-- Begin INFORMATION SHOWN --

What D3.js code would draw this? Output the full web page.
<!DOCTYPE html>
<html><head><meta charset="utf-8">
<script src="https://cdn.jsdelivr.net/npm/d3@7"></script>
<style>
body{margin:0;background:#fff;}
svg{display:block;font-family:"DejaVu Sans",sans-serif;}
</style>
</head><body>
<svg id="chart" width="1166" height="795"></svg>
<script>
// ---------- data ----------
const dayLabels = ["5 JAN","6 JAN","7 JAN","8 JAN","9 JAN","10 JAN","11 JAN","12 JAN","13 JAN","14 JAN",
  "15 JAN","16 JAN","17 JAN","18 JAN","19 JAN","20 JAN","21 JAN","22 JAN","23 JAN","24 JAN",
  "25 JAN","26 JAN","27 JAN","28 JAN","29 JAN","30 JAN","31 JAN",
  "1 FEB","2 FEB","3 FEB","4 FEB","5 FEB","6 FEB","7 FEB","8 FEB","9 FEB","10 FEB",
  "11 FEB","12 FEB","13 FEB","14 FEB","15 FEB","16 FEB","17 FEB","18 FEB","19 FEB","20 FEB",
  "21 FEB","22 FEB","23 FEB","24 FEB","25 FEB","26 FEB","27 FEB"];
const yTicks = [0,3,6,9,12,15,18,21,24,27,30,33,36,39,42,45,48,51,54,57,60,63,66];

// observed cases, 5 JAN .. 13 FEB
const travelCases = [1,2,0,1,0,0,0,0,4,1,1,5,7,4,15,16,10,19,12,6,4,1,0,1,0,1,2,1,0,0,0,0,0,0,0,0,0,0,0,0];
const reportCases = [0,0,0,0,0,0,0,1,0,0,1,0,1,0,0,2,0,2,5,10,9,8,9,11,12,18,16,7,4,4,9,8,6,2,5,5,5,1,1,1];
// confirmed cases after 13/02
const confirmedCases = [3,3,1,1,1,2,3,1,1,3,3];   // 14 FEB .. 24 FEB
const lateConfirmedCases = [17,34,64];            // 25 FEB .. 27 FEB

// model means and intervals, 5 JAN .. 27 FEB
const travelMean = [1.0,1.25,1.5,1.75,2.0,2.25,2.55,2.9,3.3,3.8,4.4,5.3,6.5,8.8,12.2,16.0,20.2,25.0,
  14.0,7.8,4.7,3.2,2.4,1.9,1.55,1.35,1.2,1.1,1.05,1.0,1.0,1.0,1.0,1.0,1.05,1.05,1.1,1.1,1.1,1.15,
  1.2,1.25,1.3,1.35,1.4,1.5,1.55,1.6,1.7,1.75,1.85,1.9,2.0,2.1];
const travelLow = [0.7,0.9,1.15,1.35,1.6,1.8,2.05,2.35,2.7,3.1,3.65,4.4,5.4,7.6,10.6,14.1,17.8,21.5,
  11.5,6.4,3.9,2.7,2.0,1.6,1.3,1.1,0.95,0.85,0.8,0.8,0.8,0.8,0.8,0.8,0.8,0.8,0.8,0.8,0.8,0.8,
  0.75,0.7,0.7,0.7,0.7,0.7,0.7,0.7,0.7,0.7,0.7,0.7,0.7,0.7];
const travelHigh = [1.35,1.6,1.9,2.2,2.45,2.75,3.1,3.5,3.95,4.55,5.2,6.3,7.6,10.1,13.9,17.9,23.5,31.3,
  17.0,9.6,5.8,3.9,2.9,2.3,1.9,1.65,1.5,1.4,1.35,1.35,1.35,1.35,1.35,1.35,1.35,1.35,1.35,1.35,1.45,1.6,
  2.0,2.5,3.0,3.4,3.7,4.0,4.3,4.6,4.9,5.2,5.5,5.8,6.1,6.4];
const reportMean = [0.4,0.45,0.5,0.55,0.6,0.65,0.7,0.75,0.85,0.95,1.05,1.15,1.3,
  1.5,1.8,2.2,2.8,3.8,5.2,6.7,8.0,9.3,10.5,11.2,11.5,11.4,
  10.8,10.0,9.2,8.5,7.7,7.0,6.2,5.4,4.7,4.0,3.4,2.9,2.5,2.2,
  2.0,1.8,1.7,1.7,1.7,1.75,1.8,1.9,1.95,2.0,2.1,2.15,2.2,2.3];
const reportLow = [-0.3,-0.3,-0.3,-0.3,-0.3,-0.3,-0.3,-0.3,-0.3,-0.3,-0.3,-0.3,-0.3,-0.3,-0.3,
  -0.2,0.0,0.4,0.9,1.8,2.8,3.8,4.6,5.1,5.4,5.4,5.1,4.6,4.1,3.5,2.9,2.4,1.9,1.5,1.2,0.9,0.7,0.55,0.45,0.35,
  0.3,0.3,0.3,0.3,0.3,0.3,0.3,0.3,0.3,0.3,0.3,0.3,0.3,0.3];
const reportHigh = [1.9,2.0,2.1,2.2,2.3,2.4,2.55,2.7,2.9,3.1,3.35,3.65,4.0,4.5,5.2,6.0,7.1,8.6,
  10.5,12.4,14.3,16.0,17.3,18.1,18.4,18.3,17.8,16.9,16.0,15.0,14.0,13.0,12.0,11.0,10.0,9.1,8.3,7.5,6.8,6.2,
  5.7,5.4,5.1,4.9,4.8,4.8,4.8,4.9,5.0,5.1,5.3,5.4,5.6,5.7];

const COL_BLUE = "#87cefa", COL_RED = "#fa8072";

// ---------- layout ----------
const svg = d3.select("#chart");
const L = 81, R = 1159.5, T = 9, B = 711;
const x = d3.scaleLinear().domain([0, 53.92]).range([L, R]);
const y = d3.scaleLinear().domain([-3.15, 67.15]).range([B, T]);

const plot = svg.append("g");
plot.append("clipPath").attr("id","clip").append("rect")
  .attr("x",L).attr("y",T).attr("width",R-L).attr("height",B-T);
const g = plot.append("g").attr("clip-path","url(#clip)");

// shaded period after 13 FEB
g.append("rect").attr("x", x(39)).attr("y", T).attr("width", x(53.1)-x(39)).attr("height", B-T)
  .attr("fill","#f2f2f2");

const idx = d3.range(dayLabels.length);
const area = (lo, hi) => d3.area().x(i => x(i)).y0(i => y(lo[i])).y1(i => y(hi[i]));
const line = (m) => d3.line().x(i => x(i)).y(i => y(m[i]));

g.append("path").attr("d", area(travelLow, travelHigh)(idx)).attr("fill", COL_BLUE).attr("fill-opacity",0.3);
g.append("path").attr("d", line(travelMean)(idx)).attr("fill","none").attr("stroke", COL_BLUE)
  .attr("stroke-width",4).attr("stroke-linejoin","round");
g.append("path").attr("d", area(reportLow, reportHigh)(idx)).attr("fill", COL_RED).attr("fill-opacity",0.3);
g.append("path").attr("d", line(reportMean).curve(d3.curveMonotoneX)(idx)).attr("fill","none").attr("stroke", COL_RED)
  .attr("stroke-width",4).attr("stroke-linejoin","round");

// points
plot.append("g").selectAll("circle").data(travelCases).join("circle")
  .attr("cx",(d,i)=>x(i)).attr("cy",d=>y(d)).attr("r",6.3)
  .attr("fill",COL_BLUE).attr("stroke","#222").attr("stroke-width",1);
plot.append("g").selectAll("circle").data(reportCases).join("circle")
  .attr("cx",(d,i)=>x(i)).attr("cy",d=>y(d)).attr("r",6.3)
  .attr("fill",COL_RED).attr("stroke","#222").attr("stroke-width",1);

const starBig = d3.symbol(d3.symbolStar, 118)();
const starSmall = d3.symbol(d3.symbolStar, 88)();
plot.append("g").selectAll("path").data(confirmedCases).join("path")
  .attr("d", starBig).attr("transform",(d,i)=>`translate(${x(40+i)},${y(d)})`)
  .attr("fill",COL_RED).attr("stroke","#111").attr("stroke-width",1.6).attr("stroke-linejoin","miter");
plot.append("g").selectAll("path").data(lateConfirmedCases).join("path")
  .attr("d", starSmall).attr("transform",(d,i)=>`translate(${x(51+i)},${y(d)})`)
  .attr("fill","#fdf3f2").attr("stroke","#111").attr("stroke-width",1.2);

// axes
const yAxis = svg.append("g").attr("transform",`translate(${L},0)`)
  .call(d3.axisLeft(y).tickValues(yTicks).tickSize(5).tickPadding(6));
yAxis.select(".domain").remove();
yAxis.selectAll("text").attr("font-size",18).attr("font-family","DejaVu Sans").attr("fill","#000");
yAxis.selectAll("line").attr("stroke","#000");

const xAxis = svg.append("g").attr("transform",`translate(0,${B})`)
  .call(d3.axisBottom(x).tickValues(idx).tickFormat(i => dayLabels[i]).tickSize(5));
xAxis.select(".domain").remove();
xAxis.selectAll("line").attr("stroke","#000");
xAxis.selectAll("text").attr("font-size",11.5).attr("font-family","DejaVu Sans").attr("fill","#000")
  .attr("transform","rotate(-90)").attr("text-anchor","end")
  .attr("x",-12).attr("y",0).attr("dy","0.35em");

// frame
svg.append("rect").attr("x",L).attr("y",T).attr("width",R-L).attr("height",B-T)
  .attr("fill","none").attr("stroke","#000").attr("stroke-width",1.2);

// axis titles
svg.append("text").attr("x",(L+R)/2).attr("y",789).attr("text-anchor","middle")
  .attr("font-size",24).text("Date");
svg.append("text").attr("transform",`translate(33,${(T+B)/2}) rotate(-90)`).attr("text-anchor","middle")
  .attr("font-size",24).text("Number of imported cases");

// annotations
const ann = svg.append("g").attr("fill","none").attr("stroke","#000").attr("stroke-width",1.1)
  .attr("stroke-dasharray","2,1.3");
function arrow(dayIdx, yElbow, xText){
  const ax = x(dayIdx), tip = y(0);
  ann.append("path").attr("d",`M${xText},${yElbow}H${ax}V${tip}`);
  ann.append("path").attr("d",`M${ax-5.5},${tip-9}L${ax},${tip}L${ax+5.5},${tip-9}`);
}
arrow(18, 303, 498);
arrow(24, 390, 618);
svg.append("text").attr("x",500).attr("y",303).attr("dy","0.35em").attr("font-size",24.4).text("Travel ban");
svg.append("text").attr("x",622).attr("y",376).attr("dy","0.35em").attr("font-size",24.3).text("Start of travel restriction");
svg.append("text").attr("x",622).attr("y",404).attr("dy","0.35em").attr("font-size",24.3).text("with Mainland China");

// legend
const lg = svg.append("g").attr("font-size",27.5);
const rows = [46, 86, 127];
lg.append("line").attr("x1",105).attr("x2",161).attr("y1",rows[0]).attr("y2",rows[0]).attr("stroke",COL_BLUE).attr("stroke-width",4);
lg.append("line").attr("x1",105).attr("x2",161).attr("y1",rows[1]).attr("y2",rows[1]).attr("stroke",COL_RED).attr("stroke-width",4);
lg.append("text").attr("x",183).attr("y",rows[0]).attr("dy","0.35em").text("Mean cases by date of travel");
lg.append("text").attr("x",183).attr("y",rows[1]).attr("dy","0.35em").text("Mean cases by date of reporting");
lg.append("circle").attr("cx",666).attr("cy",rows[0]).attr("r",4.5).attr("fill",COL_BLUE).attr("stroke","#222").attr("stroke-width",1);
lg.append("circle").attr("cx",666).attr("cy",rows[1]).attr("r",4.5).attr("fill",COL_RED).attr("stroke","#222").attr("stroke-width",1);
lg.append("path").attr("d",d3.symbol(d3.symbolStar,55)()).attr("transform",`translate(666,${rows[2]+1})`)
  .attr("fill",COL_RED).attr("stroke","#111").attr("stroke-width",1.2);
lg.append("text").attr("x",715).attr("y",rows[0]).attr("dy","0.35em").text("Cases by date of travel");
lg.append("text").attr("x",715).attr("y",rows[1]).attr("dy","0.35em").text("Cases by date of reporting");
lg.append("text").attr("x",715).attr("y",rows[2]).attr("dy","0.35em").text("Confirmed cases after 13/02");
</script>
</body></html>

-- End INFORMATION SHOWN --

PROBLEM STATEMENT => Copy out the listing above, line by line and exactly, from its first line to the line holding "const lateConfirmedCases = [17,34,64];", inclusive.

ANSWER =>
What D3.js code would draw this? Output the full web page.
<!DOCTYPE html>
<html><head><meta charset="utf-8">
<script src="https://cdn.jsdelivr.net/npm/d3@7"></script>
<style>
body{margin:0;background:#fff;}
svg{display:block;font-family:"DejaVu Sans",sans-serif;}
</style>
</head><body>
<svg id="chart" width="1166" height="795"></svg>
<script>
// ---------- data ----------
const dayLabels = ["5 JAN","6 JAN","7 JAN","8 JAN","9 JAN","10 JAN","11 JAN","12 JAN","13 JAN","14 JAN",
  "15 JAN","16 JAN","17 JAN","18 JAN","19 JAN","20 JAN","21 JAN","22 JAN","23 JAN","24 JAN",
  "25 JAN","26 JAN","27 JAN","28 JAN","29 JAN","30 JAN","31 JAN",
  "1 FEB","2 FEB","3 FEB","4 FEB","5 FEB","6 FEB","7 FEB","8 FEB","9 FEB","10 FEB",
  "11 FEB","12 FEB","13 FEB","14 FEB","15 FEB","16 FEB","17 FEB","18 FEB","19 FEB","20 FEB",
  "21 FEB","22 FEB","23 FEB","24 FEB","25 FEB","26 FEB","27 FEB"];
const yTicks = [0,3,6,9,12,15,18,21,24,27,30,33,36,39,42,45,48,51,54,57,60,63,66];

// observed cases, 5 JAN .. 13 FEB
const travelCases = [1,2,0,1,0,0,0,0,4,1,1,5,7,4,15,16,10,19,12,6,4,1,0,1,0,1,2,1,0,0,0,0,0,0,0,0,0,0,0,0];
const reportCases = [0,0,0,0,0,0,0,1,0,0,1,0,1,0,0,2,0,2,5,10,9,8,9,11,12,18,16,7,4,4,9,8,6,2,5,5,5,1,1,1];
// confirmed cases after 13/02
const confirmedCases = [3,3,1,1,1,2,3,1,1,3,3];   // 14 FEB .. 24 FEB
const lateConfirmedCases = [17,34,64];            // 25 FEB .. 27 FEB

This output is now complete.